Wednesday, October 17, 2012

Cajun or "Brown" Jambalaya

I have finally learned that there are two kinds of Jambalya.  The kind with tomatoes and often shrimps, of which I have been most familiar.  Jambalaya with tomatoes is called Creole Jambalaya, and then there is the kind without tomatoes, and often without the trinity, called Cajun or "Brown" Jambalaya.  

Apparently the Creole is served in NOLA, and the Cajun is served farther out from the city.  I really need to get down to Louisiana, and Mobile too.

And I love them both...

Cajun Brown Jambalaya

1.5 LBS Chicken - cut into pieces that fit in your mouth
1 LBS Andouille sausage - cut into pieces that fit in your mouth
  (pieces that fit in your mouth - individual results may vary)
3 C long grain rice
  (Basmati is the house long grain rice, ergo everything is "Indian Fusion")
6 C prepared chicken broth / stock 
  (I am liking the "Better than Bullion" brand of concentrate)

4 TBS = 1/4 C Vegetable Oil
  (Canola oil is really rapeseed oil.  But the original name is hard to market) 

2 Med onion, chopped fine
2 Stalk celery, chopped fine
2-3 Garlic cloves, chopped


2-3 TBS Cajun Seasoning / Emeril's Essence 
  (Recipe in another post, link to follow)

1 TBS worcestershire
1 TBS parsley 
1 tsp thyme
1 tsp basil 
1/2 - 1 tsp black pepper

1/2 - 1 tsp garlic powder
1/2 + tsp cayenne pepper (more to taste)

4.5 - 6 Qt Dutch Oven  (4.5 Qt is tight)
   Do this in a dutch oven, preferably NOT a non-stick pot.

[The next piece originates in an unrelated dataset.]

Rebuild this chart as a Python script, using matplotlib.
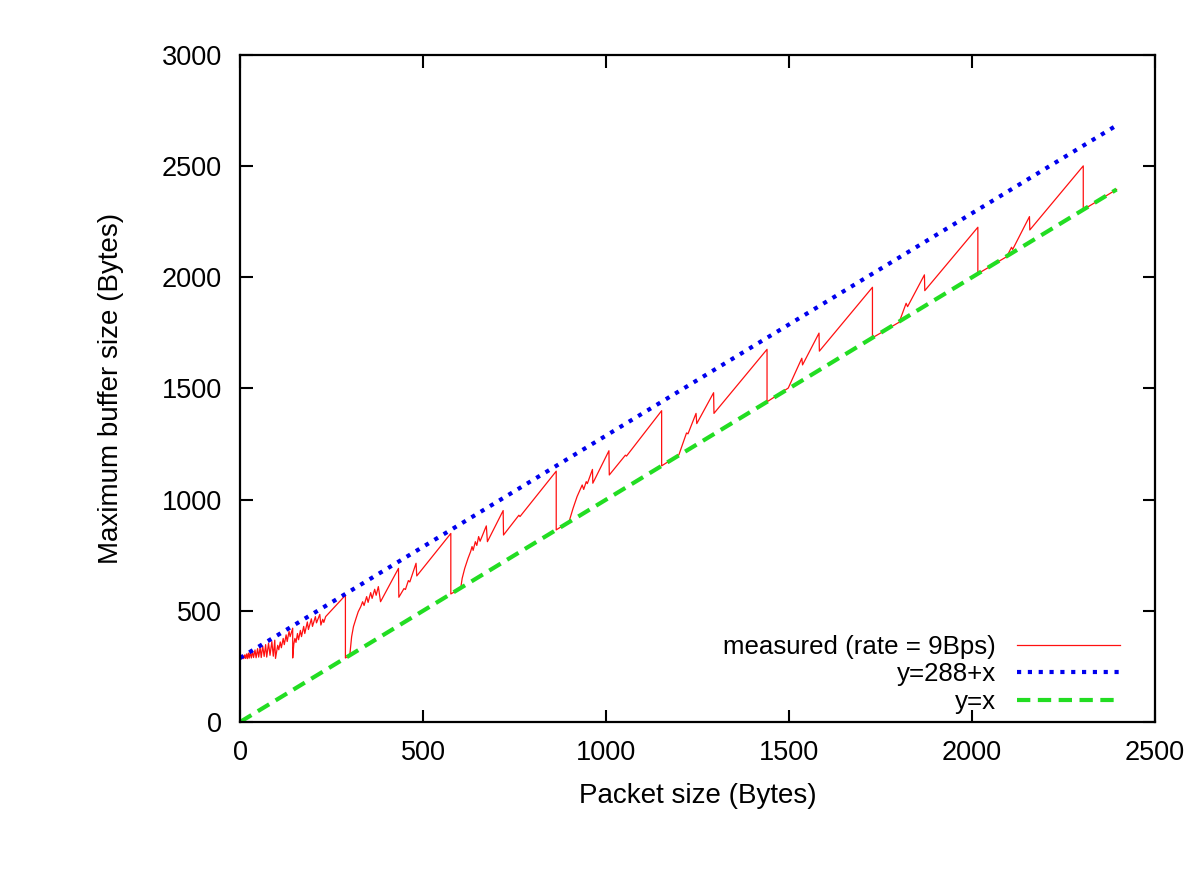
import numpy as np
import matplotlib
matplotlib.use("Agg")
import matplotlib.pyplot as plt

plt.rcParams['font.family'] = ['Liberation Sans', 'DejaVu Sans']

# measured max buffer size vs packet size
meas_x = [0, 3, 5, 8, 10, 13, 15, 18, 20, 23, 25, 28, 31, 34, 37, 41, 44, 48, 51, 55,
          58, 62, 66, 70, 73, 78, 82, 87, 91, 95, 97, 103, 106, 110, 113, 118, 121, 126,
          129, 134, 137, 144, 144, 147, 150, 153, 157, 160, 165, 168, 174, 177, 184, 187,
          195, 198, 206, 209, 218, 221, 226, 229, 234, 288, 288,
          300, 305, 310, 317, 323, 330, 335, 339, 346, 350, 357, 361, 368, 372, 378, 384,
          433, 434, 448, 452, 460, 464, 481, 483, 576, 576,
          603, 607, 614, 623, 630, 634, 637, 643, 647, 652, 656, 673, 676, 719, 720, 762,
          765, 864, 864,
          899, 910, 921, 935, 939, 946, 949, 963, 964, 1008, 1009, 1053, 1056, 1152, 1152,
          1199, 1220, 1224, 1246, 1248, 1294, 1295, 1440, 1440,
          1498, 1512, 1535, 1537, 1582, 1583, 1728, 1728,
          1801, 1820, 1824, 1870, 1871, 2016, 2016,
          2095, 2108, 2111, 2157, 2158, 2304, 2304, 2395]
meas_y = [288, 294, 284, 299, 285, 302, 286, 306, 285, 310, 287, 313, 288, 318, 290, 324,
          289, 330, 292, 336, 290, 342, 295, 348, 292, 355, 300, 362, 296, 368, 286, 345,
          325, 360, 334, 376, 348, 392, 362, 408, 384, 422, 288, 350, 376, 358, 398, 370,
          412, 384, 430, 398, 450, 416, 464, 430, 474, 446, 484, 436, 462, 448, 474, 570,
          288,
          301, 384, 429, 466, 496, 519, 541, 524, 564, 538, 582, 556, 597, 570, 609, 541,
          691, 561, 600, 596, 636, 630, 714, 657, 848, 576,
          601, 646, 691, 736, 766, 789, 772, 811, 794, 834, 813, 882, 811, 951, 841, 930,
          924, 1128, 864,
          901, 961, 1014, 1066, 1046, 1081, 1072, 1136, 1074, 1220, 1111, 1200, 1196, 1400,
          1152,
          1201, 1300, 1296, 1388, 1342, 1481, 1388, 1676, 1440,
          1502, 1553, 1636, 1606, 1749, 1668, 1955, 1728,
          1798, 1883, 1868, 2011, 1940, 2225, 2016,
          2093, 2135, 2125, 2273, 2213, 2501, 2304, 2395]

# reference lines, end points only
ref_x = [0, 2395]
upper_y = [288, 2683]
lower_y = [0, 2395]

fig = plt.figure(figsize=(12, 8.72), dpi=100)
ax = fig.add_axes([0.2, 0.172, 0.7625, 0.765])

ax.plot(meas_x, meas_y, color='#ff1010', lw=0.9, label='measured (rate = 9Bps)')
ax.plot(ref_x, upper_y, color='#0000ee', lw=3, linestyle=(0, (1, 1.6)), label='y=288+x')
ax.plot(ref_x, lower_y, color='#22dd22', lw=3, linestyle=(0, (3.2, 1.8)), label='y=x')

ax.set_xlim(0, 2500)
ax.set_ylim(0, 3000)
ax.set_xticks(np.arange(0, 2501, 500))
ax.set_yticks(np.arange(0, 3001, 500))
ax.tick_params(direction='in', length=9, width=1.5, labelsize=19.5, top=True, right=True, pad=13)
for s in ax.spines.values():
    s.set_linewidth(1.6)

ax.set_xlabel("Packet size (Bytes)", fontsize=20, labelpad=12)
ax.set_ylabel("Maximum buffer size (Bytes)", fontsize=20, labelpad=27)

ax.legend(loc='lower right', frameon=False, markerfirst=False, fontsize=18.6,
          handlelength=4.0, labelspacing=0.14, handletextpad=0.8,
          borderpad=0, borderaxespad=0, bbox_to_anchor=(0.9617, 0.012))

fig.savefig("out.png", dpi=100)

Toss the chicken in the cajun seasoning/ spice blend, to coat.
Over med.+ heat saute the sausage in the oil 5+ minutes 
  (until browned, and mostly cooked)
Remove sausage, and add chicken
SCRAPE the brown bits off the bottom of the pan as you go. 
  (that's gonna improve the rice.) 
Remove the chicken
SCRAPE the brown bits off the bottom of the pan as you go. 
Add the vegetables, the remaining spices and saute about 2-3 minutes 
  (until wilted or "sweated" - putting the spices in now makes them more flavory)
Add the broth, slowly, to deglaze any brown bits you missed
Bring to a boil
Return the meats
Add the rice, stirring as you do 
Bring to a boil
Reduce heat to low, cover and simmer for 15/20 minutes, just like rice.